On a brighter note Congats on the new bump. (You gotta have two) they're brilliant in a duo mine almost look after themselves. :frantic::fool: (No really)

 

To be quite honest, it was you and Ced and everyone else on here claiming that it's much easier with two. I don't really believe you, but Mrs P has been looking pretty cute, and Winston's grandmother spent $500 (for my UK readers, this is equivalent to the GDP of the Hebrides) on toys for him in a single day, which pretty much settled it: if we don't have another, he's going to be spoiled rotten. Also, this is my revenge on him.
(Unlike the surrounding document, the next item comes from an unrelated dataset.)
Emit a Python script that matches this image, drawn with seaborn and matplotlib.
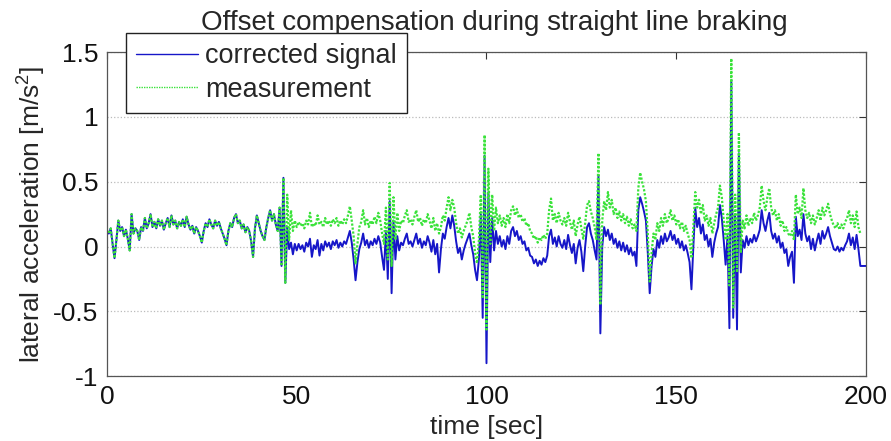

He monopolizes one of my favourite parts of his mother (her beautiful eyes, of course, just gazes into them all day), and this is an overelaborate Bond villian-esque revenge scheme.

 

37 minutes ago, The Spadgent said:

Great start on the plastic too. 

You're getting me all spitfire/Hurricane happy. 

 

It's a fun kit, for sure. It doesn't come close to the perfection that is their Hellcat (hands down the best 1/72 kit I have ever built), since there are a lot of weird little things you have to do with it, but it's still very cool. The sprues make it look a little more complex than it is, @Beard, it's only slightly trickier than the Airfix Spitfire I so far, I'd say.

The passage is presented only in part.